The findings are the latest in a number of studies over the effectiveness of smoking cessation products. Studies so far appear to indicate that smokers might be better served quitting cold turkey.
This new study did not evaluate prescription medications, such as Chantix, which do not serve as nicotine replacements, but rather reduce the craving for cigarettes. However, side effects of Chantix have been linked to reports of suicidal thoughts and unusually aggressive behavior, leading many others to suggest that the risks may outweigh the benefits provided in helping people stop smoking.
Chantix (varenicline) was approved in the United States by the FDA in 2006 as a prescription medication to help people quit smoking. While it was initially heralded as a potential blockbuster medication, sales have remained weak amid reports of users committing suicide on Chantix or engaging in random acts of violence.
Unlike nicotine-replacement gums and patches, Chantix works by blocking the receptors in the brain that generate the positive feelings from cigarettes.
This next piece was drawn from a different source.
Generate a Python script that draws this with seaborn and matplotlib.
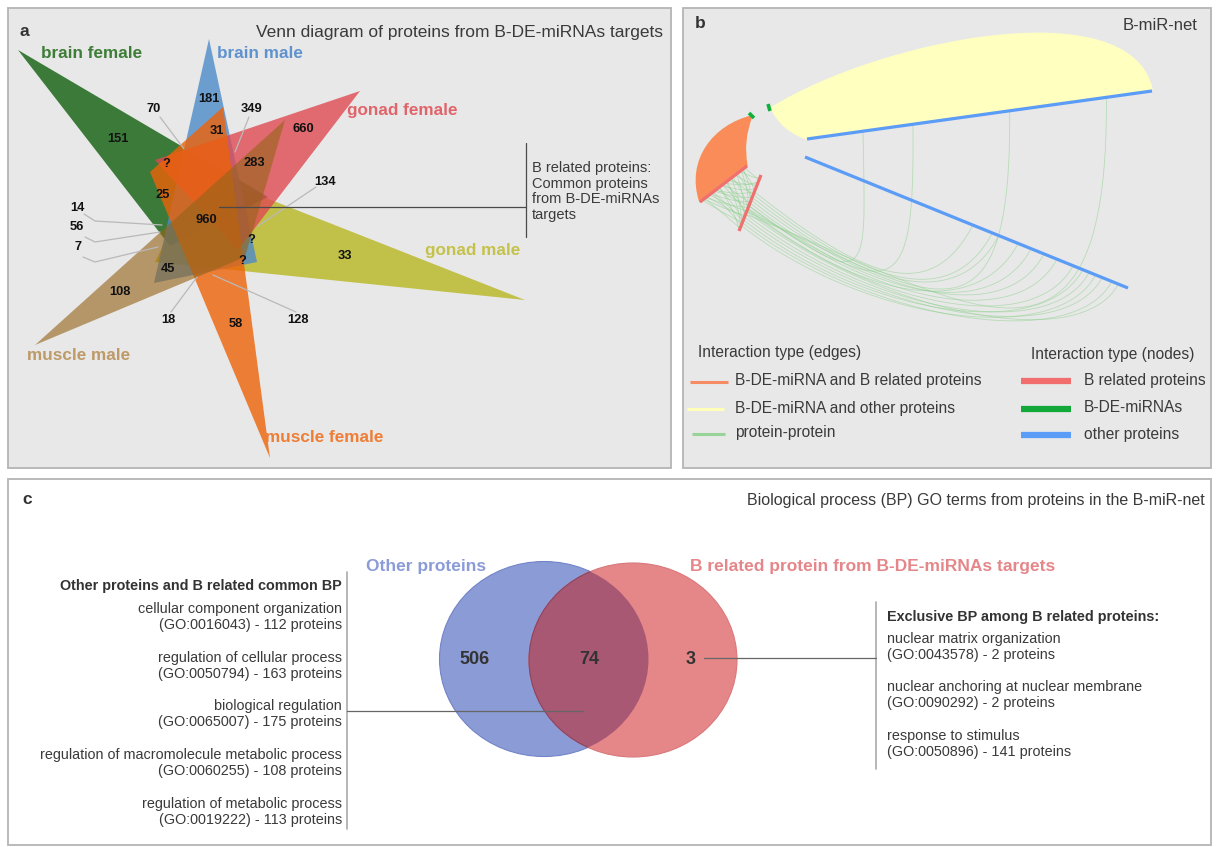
import numpy as np
import pandas as pd
import matplotlib
matplotlib.use("Agg")
import matplotlib.pyplot as plt
import seaborn as sns
from matplotlib.patches import Polygon, Rectangle, Ellipse, PathPatch
from matplotlib.path import Path

sns.set_theme(style="white")
plt.rcParams["font.family"] = ["Liberation Sans", "DejaVu Sans"]

# ------------------------------------------------------------------ data
# (a) six-set Venn of target proteins
tissue_sets = ["brain female", "brain male", "gonad female",
               "gonad male", "muscle male", "muscle female"]
region_counts = ["151", "181", "70", "349", "31", "660", "?", "283", "134",
                 "25", "960", "14", "56", "7", "?", "33", "?", "45", "108",
                 "18", "58", "128"]
common_note = "B related proteins:\nCommon proteins\nfrom B-DE-miRNAs\ntargets"

# (b) hive network legend
edge_types = ["B-DE-miRNA and B related proteins",
              "B-DE-miRNA and other proteins", "protein-protein"]
node_types = ["B related proteins", "B-DE-miRNAs", "other proteins"]

# protein-protein edges between the two B-related axes (position along each axis)
pp_red_pairs = [(0.05, 0.10), (0.10, 0.30), (0.15, 0.05), (0.20, 0.45),
                (0.25, 0.20), (0.30, 0.60), (0.35, 0.35), (0.40, 0.15),
                (0.45, 0.70), (0.50, 0.50), (0.55, 0.25), (0.60, 0.80),
                (0.65, 0.55), (0.70, 0.40), (0.75, 0.90), (0.80, 0.65),
                (0.85, 0.75), (0.90, 0.95), (0.95, 0.85), (0.12, 0.62),
                (0.33, 0.88), (0.48, 0.12), (0.58, 0.98), (0.68, 0.30),
                (0.78, 0.48), (0.88, 0.58), (0.22, 0.78), (0.42, 0.92),
                (0.52, 0.68), (0.72, 0.82), (0.92, 0.72), (0.08, 0.50)]
# protein-protein edges from B-related axis to the lower "other proteins" axis
pp_red_blue = [(0.30, 0.52), (0.40, 0.60), (0.50, 0.70), (0.55, 0.78),
               (0.62, 0.83), (0.70, 0.88), (0.75, 0.92), (0.80, 0.86),
               (0.85, 0.95), (0.60, 0.66), (0.45, 0.74), (0.90, 0.90),
               (0.35, 0.58), (0.65, 0.97)]
# protein-protein edges from the upper "other proteins" axis back to B-related axis
pp_blue_red = [(0.05, 0.55), (0.22, 0.60), (0.55, 0.65), (0.88, 0.70)]

# (c) GO biological process Venn
bp_sets = ["Other proteins", "B related protein from B-DE-miRNAs targets"]
bp_counts = [506, 74, 3]
common_bp = ["cellular component organization", "(GO:0016043) - 112 proteins",
             "regulation of cellular process", "(GO:0050794) - 163 proteins",
             "biological regulation", "(GO:0065007) - 175 proteins",
             "regulation of macromolecule metabolic process", "(GO:0060255) - 108 proteins",
             "regulation of metabolic process", "(GO:0019222) - 113 proteins"]
exclusive_bp = ["nuclear matrix organization", "(GO:0043578) - 2 proteins",
                "nuclear anchoring at nuclear membrane", "(GO:0090292) - 2 proteins",
                "response to stimulus", "(GO:0050896) - 141 proteins"]

# ------------------------------------------------------------------ canvas
W, H = 1217, 847
fig = plt.figure(figsize=(W / 100, H / 100), dpi=100)
ax = fig.add_axes([0, 0, 1, 1])
ax.set_xlim(0, W)
ax.set_ylim(H, 0)
ax.axis("off")

TXT = "#3a3a3a"
BORDER = "#b4b4b4"


def panel(x0, y0, x1, y1, face):
    ax.add_patch(Rectangle((x0, y0), x1 - x0, y1 - y0, facecolor=face,
                           edgecolor=BORDER, lw=1.3, zorder=0))


panel(8, 8, 671, 468, "#e8e8e8")
panel(683, 8, 1211, 468, "#e8e8e8")
panel(8, 479, 1211, 845, "white")

# ------------------------------------------------------------------ panel a
ax.text(20, 31, "a", fontsize=12.5, fontweight="bold", color="#333333", va="center")
ax.text(663, 32, "Venn diagram of proteins from B-DE-miRNAs targets",
        fontsize=12.5, color=TXT, ha="right", va="center")

tri_fill = {"gonad male": "#b8b620", "muscle male": "#96641a",
            "brain female": "#105f0d", "brain male": "#4d8ac9",
            "gonad female": "#de4b52", "muscle female": "#ee6208"}
tri_alpha = {"gonad male": 0.8, "muscle male": 0.62, "brain female": 0.8,
             "brain male": 0.8, "gonad female": 0.8, "muscle female": 0.8}
tri_verts = {"gonad male": [(525, 300), (200, 172), (155, 262)],
             "muscle male": [(35, 345), (285, 120), (245, 257)],
             "brain female": [(18, 50), (268, 197), (170, 246)],
             "brain male": [(209, 39), (154, 283), (257, 262)],
             "gonad female": [(360, 91), (155, 160), (238, 250)],
             "muscle female": [(270, 458), (150, 172), (223, 107)]}
for name in ["gonad male", "brain female", "brain male", "gonad female",
             "muscle female", "muscle male"]:
    ax.add_patch(Polygon(tri_verts[name], closed=True, facecolor=tri_fill[name],
                         edgecolor="none", alpha=tri_alpha[name], zorder=2))

label_col = {"brain female": "#3e7d37", "brain male": "#5f93cf",
             "gonad female": "#e0656b", "gonad male": "#c4c24a",
             "muscle male": "#bd9a68", "muscle female": "#ee7d35"}
label_pos = {"brain female": (41, 54), "brain male": (217, 53),
             "gonad female": (347, 111), "gonad male": (425, 251),
             "muscle male": (27, 355), "muscle female": (265, 438)}
for name in tissue_sets:
    x, y = label_pos[name]
    ax.text(x, y, name, fontsize=12.3, fontweight="bold", color=label_col[name],
            va="center", ha="left", zorder=5)

# leader lines for small regions
leaders = [[(160, 117), (184, 149)], [(249, 117), (235, 152)],
           [(316, 187), (258, 226)],
           [(84, 214), (95, 221), (162, 225)], [(85, 237), (95, 242), (160, 232)],
           [(83, 257), (95, 262), (158, 247)],
           [(171, 312), (197, 277)], [(296, 312), (213, 275)]]
for pts in leaders:
    xs, ys = zip(*pts)
    ax.plot(xs, ys, color="#b9b9b9", lw=0.9, zorder=3)

count_pos = [(118, 139), (209, 99), (154, 109), (252, 109), (217, 131),
             (303, 129), (166, 164), (254, 163), (325, 182), (163, 195),
             (206, 220), (77, 208), (77, 227), (78, 247), (251, 240),
             (345, 256), (242, 261), (168, 269), (120, 292), (168, 320),
             (236, 324), (298, 320)]
for txt, (x, y) in zip(region_counts, count_pos):
    ax.text(x, y, txt, fontsize=9.3, fontweight="bold", color="#111111",
            ha="center", va="center", zorder=6)

ax.plot([219, 526], [207, 207], color="#4a4a4a", lw=0.9, zorder=6)
ax.plot([526, 526], [143, 237], color="#4a4a4a", lw=0.9, zorder=6)
ax.text(532, 161, common_note, fontsize=10.5, color=TXT, va="top", ha="left",
        linespacing=1.15)

# ------------------------------------------------------------------ panel b
ax.text(695, 23, "b", fontsize=12.5, fontweight="bold", color="#333333", va="center")
ax.text(1198, 25, "B-miR-net", fontsize=12, color=TXT, ha="right", va="center")

# hive axes (pixel end points)
red1 = np.array([(747, 166), (700, 202)], float)
red2 = np.array([(761, 175), (739, 231)], float)
blue1 = np.array([(807, 139), (1152, 91)], float)
blue2 = np.array([(805, 157), (1128, 288)], float)


def along(axis, f):
    return axis[0] + f * (axis[1] - axis[0])


def cubic(p0, p1, p2, p3, n=50):
    t = np.linspace(0, 1, n)[:, None]
    return ((1 - t) ** 3) * p0 + 3 * ((1 - t) ** 2) * t * p1 + \
        3 * (1 - t) * t ** 2 * p2 + t ** 3 * p3


# miRNA -> other proteins bundle (yellow) and miRNA -> B related bundle (orange)
yellow = Path([(771, 108), (880, 40), (1130, -10), (1152, 89),
               (807, 139), (782, 131), (771, 108), (771, 108)],
              [Path.MOVETO, Path.CURVE4, Path.CURVE4, Path.CURVE4,
               Path.LINETO, Path.CURVE3, Path.CURVE3, Path.CLOSEPOLY])
ax.add_patch(PathPatch(yellow, facecolor="#ffffc0", edgecolor="#ffffc0", lw=1, zorder=2))
orange = Path([(752, 116), (714, 125), (686, 160), (700, 202),
               (747, 166), (742, 140), (752, 116), (752, 116)],
              [Path.MOVETO, Path.CURVE4, Path.CURVE4, Path.CURVE4,
               Path.LINETO, Path.CURVE3, Path.CURVE3, Path.CLOSEPOLY])
ax.add_patch(PathPatch(orange, facecolor="#f98c58", edgecolor="#f98c58", lw=1, zorder=2))

# protein-protein edges collected into one long table, drawn with seaborn
rows = []
eid = 0
for a, b in pp_red_pairs:
    p0, p3 = along(red1, a), along(red2, b)
    mid = (p0 + p3) / 2 + np.array([4, 3])
    pts = cubic(p0, mid, mid, p3, 20)
    rows += [(eid, x, y) for x, y in pts]
    eid += 1
for a, b in pp_red_blue:
    p0, p3 = along(red2, a), along(blue2, b)
    pts = cubic(p0, p0 + np.array([120, 95]), p3 + np.array([-40, 75]), p3)
    rows += [(eid, x, y) for x, y in pts]
    eid += 1
for a, b in pp_blue_red:
    p0, p3 = along(blue1, 0.12 + 0.85 * a), along(red2, b)
    drop = 140 + 200 * a
    pts = cubic(p0, p0 + np.array([2, drop]), p3 + np.array([120 + 120 * a, 90]), p3)
    rows += [(eid, x, y) for x, y in pts]
    eid += 1
edges = pd.DataFrame(rows, columns=["edge", "x", "y"])
sns.lineplot(data=edges, x="x", y="y", units="edge", estimator=None, sort=False,
             color="#8fd18f", lw=0.6, alpha=0.55, ax=ax, zorder=3, legend=False)
ax.set_xlim(0, W)
ax.set_ylim(H, 0)
ax.axis("off")

for axis in (blue1, blue2):
    ax.plot(axis[:, 0], axis[:, 1], color="#5b9cf6", lw=2.3, solid_capstyle="butt", zorder=4)
for axis in (red1, red2):
    ax.plot(axis[:, 0], axis[:, 1], color="#f07070", lw=2.3, solid_capstyle="butt", zorder=4)
for seg in ([(768, 104), (770, 111)], [(749, 113), (754, 118)]):
    xs, ys = zip(*seg)
    ax.plot(xs, ys, color="#10b03c", lw=2.6, solid_capstyle="butt", zorder=5)

# legend
ax.text(698, 353, "Interaction type (edges)", fontsize=11.2, color=TXT, va="center")
ax.text(1031, 354, "Interaction type (nodes)", fontsize=11.2, color=TXT, va="center")
edge_cols = ["#f58c64", "#ffffb8", "#98d498"]
edge_x = [(690, 728), (687, 724), (692, 725)]
edge_y = [382, 409, 434]
for lab, c, (xa, xb), y in zip(edge_types, edge_cols, edge_x, edge_y):
    ax.plot([xa, xb], [y, y], color=c, lw=2.2, solid_capstyle="butt")
    ax.text(735, y - 1, lab, fontsize=11.2, color=TXT, va="center")
node_cols = ["#f26d6d", "#12a83a", "#5b9cf6"]
node_y = [381, 409, 435]
for lab, c, y in zip(node_types, node_cols, node_y):
    ax.plot([1021, 1071], [y, y], color=c, lw=4.5, solid_capstyle="butt")
    ax.text(1084, y - 1, lab, fontsize=11.2, color=TXT, va="center")

# ------------------------------------------------------------------ panel c
ax.text(22, 499, "c", fontsize=12.5, fontweight="bold", color="#333333", va="center")
ax.text(1205, 500, "Biological process (BP) GO terms from proteins in the B-miR-net",
        fontsize=11.5, color=TXT, ha="right", va="center")

left = Ellipse((544, 659), 209, 195, facecolor="#8a9bd5", edgecolor="#7384c8", lw=0.8, zorder=2)
right = Ellipse((633, 660), 208, 194, facecolor="#e58788", edgecolor="#d9787a", lw=0.8, zorder=3)
ax.add_patch(left)
ax.add_patch(right)
both = Ellipse((633, 660), 208, 194, facecolor="#a95874", edgecolor="#8a4562", lw=0.8, zorder=4)
ax.add_patch(both)
clip = Ellipse((544, 659), 209, 195, transform=ax.transData)
both.set_clip_path(clip)

for val, x in zip(bp_counts, [474, 589, 691]):
    ax.text(x, 660, str(val), fontsize=13, fontweight="bold", color="#333333",
            ha="center", va="center", zorder=6)
ax.text(366, 566, bp_sets[0], fontsize=12.5, fontweight="bold", color="#8a9bd8", va="center")
ax.text(690, 567, bp_sets[1], fontsize=12.5, fontweight="bold", color="#e5878a", va="center")

# connectors
ax.plot([347, 347], [572, 829], color="#aaaaaa", lw=1.2, zorder=5)
ax.plot([347, 583], [711, 711], color="#666666", lw=0.9, zorder=6)
ax.plot([876, 876], [602, 769], color="#aaaaaa", lw=1.2, zorder=5)
ax.plot([704, 876], [658, 658], color="#666666", lw=0.9, zorder=6)

ax.text(342, 586, "Other proteins and B related common BP", fontsize=10.4,
        fontweight="bold", color="#333333", ha="right", va="center")
for i, line in enumerate(common_bp):
    y = 609 + (i // 2) * 48.7 + (i % 2) * 16
    ax.text(342, y, line, fontsize=10.4, color=TXT, ha="right", va="center")

ax.text(887, 617, "Exclusive BP among B related proteins:", fontsize=10.4,
        fontweight="bold", color="#333333", ha="left", va="center")
for i, line in enumerate(exclusive_bp):
    y = 639 + (i // 2) * 48.5 + (i % 2) * 16
    ax.text(887, y, line, fontsize=10.4, color=TXT, ha="left", va="center")

fig.savefig("out.png", dpi=100, facecolor="white")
A number of Chantix lawsuits have been filed against Pfizer, the drug’s manufacturer, alleging that the medication was not properly researched before it was introduced and that inadequate warnings were provided about the risk of sudden, unusually agressive behavior, thoughts of self-harm and suicide.
In June 2009, the FDA added a “black box” warning to the medication about the potential risk of Chantix behavior changes, depression and suicidal thoughts.
This year, the FDA also issued a drug safety communication about the potential risk of heart problems from Chantix, warning that the smoking cessation drug might increase the risk of certain cardiovascular events, including the risk of heart attack, among individuals who had cardiovascular disease. As a result, Pfizer also faces a growing number of potential Chantix heart attack lawsuits.
With the existing concerns surrounding Chantix and recent data questioning the benefits of gums and patches, individuals wishing to stop smoking may be better off going it on their own or with the assistance of professional counseling.